◆ **What to do**
Leave the pictures out and retype the lines from the beginning through the line with "mesh = list(range(1, 50))", both ends included.

---*---

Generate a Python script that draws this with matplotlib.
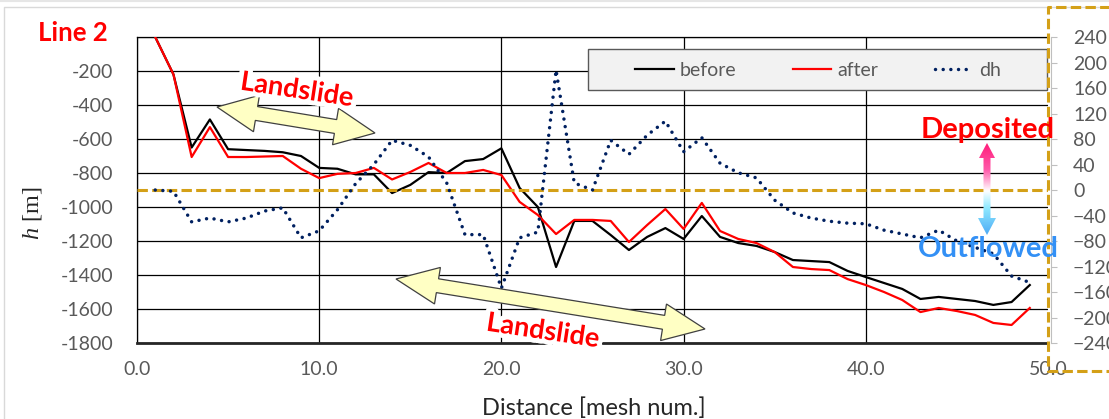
import numpy as np
import matplotlib
matplotlib.use("Agg")
import matplotlib.pyplot as plt
import matplotlib.patheffects as pe
from matplotlib.patches import Polygon, Rectangle
from matplotlib.colors import LinearSegmentedColormap

# mesh index along line 2
mesh = list(range(1, 50))

before = [0, -220, -650, -485, -660, -665, -670, -678, -700, -770,
          -775, -808, -808, -918, -870, -795, -800, -730, -718, -655,
          -888, -1000, -1353, -1082, -1082, -1165, -1253, -1176, -1124, -1188,
          -1053, -1176, -1212, -1229, -1265, -1312, -1318, -1324, -1376, -1412,
          -1447, -1482, -1541, -1529, -1541, -1553, -1576, -1559, -1459]

after = [0, -220, -706, -530, -706, -706, -703, -700, -775, -830,
         -805, -800, -770, -838, -794, -741, -800, -800, -782, -812,
         -970, -1047, -1159, -1076, -1076, -1082, -1206, -1106, -1012, -1129,
         -976, -1141, -1188, -1212, -1265, -1353, -1365, -1371, -1424, -1459,
         -1500, -1547, -1618, -1594, -1612, -1635, -1682, -1694, -1594]

dh = [0, -2, -50, -44, -50, -44, -33, -28, -75, -64,
      -31, 10, 40, 78, 70, 52, 11, -70, -70, -154,
      -75, -66, 188, 11, 0, 78, 56, 86, 108, 60,
      82, 42, 27, 19, -16, -36, -44, -49, -52, -53,
      -63, -69, -75, -63, -80, -90, -100, -135, -145]

h_ticks = list(range(-1800, 1, 200))
dh_ticks = list(range(-240, 241, 40))
dist_ticks = [0, 10, 20, 30, 40, 50]

plt.rcParams['font.family'] = ['Lato', 'DejaVu Sans']
plt.rcParams['mathtext.fontset'] = 'custom'
plt.rcParams['mathtext.it'] = 'Liberation Serif:italic'
plt.rcParams['mathtext.rm'] = 'Liberation Serif'

W, H = 1109, 419
fig = plt.figure(figsize=(W / 100, H / 100), dpi=100)

def fx(px):
    return px / W

def fy(py):
    return 1 - py / H

gold = '#D4A017'
tick_grey = '#595959'

ax = fig.add_axes([fx(137), fy(343), (1048 - 137) / W, (343 - 37) / H])
ax.plot(mesh, before, color='black', lw=1.6, label='before', zorder=3)
ax.plot(mesh, after, color='#ff0000', lw=1.6, label='after', zorder=3)
ax.set_xlim(0, 50)
ax.set_ylim(-1800, 0)
ax.set_xticks(dist_ticks)
ax.set_xticklabels([f'{v:.1f}' for v in dist_ticks])
ax.set_yticks(h_ticks)
ax.set_yticklabels(['' if v == 0 else str(v) for v in h_ticks])
ax.grid(True, color='black', lw=0.9)
ax.xaxis.get_gridlines()[-1].set_visible(False)
ax.set_axisbelow(True)
ax.tick_params(axis='both', length=0, labelsize=14, labelcolor=tick_grey)
ax.tick_params(axis='y', pad=17)
ax.tick_params(axis='x', pad=13)
ax.spines['right'].set_visible(False)
for s in ['top', 'left']:
    ax.spines[s].set_linewidth(0.9)
ax.spines['bottom'].set_linewidth(2)
ax.spines['bottom'].set_color('#262626')

ax2 = ax.twinx()
ax2.plot(mesh, dh, color='#002060', lw=2.5, ls=(0, (0.01, 2.2)),
         dash_capstyle='round', label='dh', zorder=3)
ax2.axhline(0, color=gold, lw=2.2, ls=(0, (3.4, 1.4)), zorder=2)
ax2.set_ylim(-240, 240)
ax2.set_yticks(dh_ticks)
ax2.tick_params(axis='y', length=4, color='#bfbfbf', labelsize=14,
                labelcolor=tick_grey, pad=12)
for s in ['top', 'left', 'bottom']:
    ax2.spines[s].set_visible(False)
ax2.spines['right'].set_color('#bfbfbf')
ax2.spines['right'].set_position(('outward', 2))

# axis titles
fig.text(fx(594), fy(408), 'Distance [mesh num.]', fontsize=17,
         color='#262626', ha='center', va='center')
fig.text(fx(33), fy(213), r'$h$ [m]', fontsize=17.5, family='Liberation Serif',
         rotation=90, ha='center', va='center', color='#262626')
fig.text(fx(38), fy(33), 'Line 2', color='#ff0000', fontsize=18.5,
         weight='bold', ha='left', va='center')

# overlay in pixel coordinates for the annotations
ov = fig.add_axes([0, 0, 1, 1], zorder=5)
ov.axis('off')

# chart frame
ov.plot([W + 5, 4, 4], [7, 7, H + 5], color='#d9d9d9', lw=1)
ov.plot([0, W], [0.8, 0.8], color='#e6e6e6', lw=1.5)

# dashed box round the secondary axis
ov.plot([W + 10, 1048, 1048, W + 10], [7, 7, 371, 371], color=gold,
        lw=2.2, ls=(0, (3.4, 1.4)))

# legend box
ov.add_patch(Rectangle((588, 49), 1047 - 588, 41, facecolor='#f2f2f2',
                       edgecolor='#595959', lw=1))
handles = ax.get_lines()[:2] + ax2.get_lines()[:1]
ov.legend(handles, ['before', 'after', 'dh'], loc='center', ncol=3,
          bbox_to_anchor=(818, 70), bbox_transform=ov.transData,
          frameon=False, fontsize=14, labelcolor=tick_grey,
          handlelength=2.0, handletextpad=0.3, columnspacing=2.9)


def dbl_arrow(p0, p1, shaft_w, head_w, head_l):
    p0 = np.array(p0, float)
    p1 = np.array(p1, float)
    u = (p1 - p0) / np.hypot(*(p1 - p0))
    n = np.array([-u[1], u[0]])
    a = p0 + u * head_l
    b = p1 - u * head_l
    pts = [p0, a + n * head_w / 2, a + n * shaft_w / 2, b + n * shaft_w / 2,
           b + n * head_w / 2, p1, b - n * head_w / 2, b - n * shaft_w / 2,
           a - n * shaft_w / 2, a - n * head_w / 2]
    return Polygon(pts, closed=True, facecolor='#ffffc4', edgecolor='#404040',
                   lw=0.9, zorder=6)


ov.add_patch(dbl_arrow((217, 107), (375, 133), 14, 37, 40))
ov.add_patch(dbl_arrow((396, 279), (705, 329), 14, 37, 42))

glow = [pe.withStroke(linewidth=7, foreground='white')]
ov.text(297, 90, 'Landslide', color='#ff0000', fontsize=19.5, weight='bold',
        rotation=-8.5, ha='center', va='center', path_effects=glow, zorder=7)
ov.text(543, 331, 'Landslide', color='#ff0000', fontsize=19.5, weight='bold',
        rotation=-8.5, ha='center', va='center', path_effects=glow, zorder=7)

# gradient up/down arrow
cmap = LinearSegmentedColormap.from_list(
    'dep', [(0, '#ff1a78'), (0.3, '#ff5cab'), (0.52, '#ffffff'),
            (0.7, '#8fe9ff'), (1, '#4aa8f5')])
grad = np.linspace(0, 1, 256).reshape(-1, 1)
im = ov.imshow(grad, extent=(975, 999, 236, 142), cmap=cmap, aspect='auto',
               zorder=6)
cx = 987
arrow_pts = [(cx, 143), (cx + 8, 158), (cx + 3.5, 158), (cx + 3.5, 218),
             (cx + 9, 218), (cx, 235), (cx - 9, 218), (cx - 3.5, 218),
             (cx - 3.5, 158), (cx - 8, 158)]
clip = Polygon(arrow_pts, closed=True, facecolor='none', edgecolor='none')
ov.add_patch(clip)
im.set_clip_path(clip)

ov.text(988, 130, 'Deposited', color='#ff0000', fontsize=21, weight='bold',
        ha='center', va='center', zorder=7)
ov.text(988, 249, 'Outflowed', color='#3390f5', fontsize=21, weight='bold',
        ha='center', va='center', zorder=7)

ov.set_xlim(0, W)
ov.set_ylim(H, 0)

fig.savefig('out.png', dpi=100)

---*---

◆ **Task response**
Generate a Python script that draws this with matplotlib.
import numpy as np
import matplotlib
matplotlib.use("Agg")
import matplotlib.pyplot as plt
import matplotlib.patheffects as pe
from matplotlib.patches import Polygon, Rectangle
from matplotlib.colors import LinearSegmentedColormap

# mesh index along line 2
mesh = list(range(1, 50))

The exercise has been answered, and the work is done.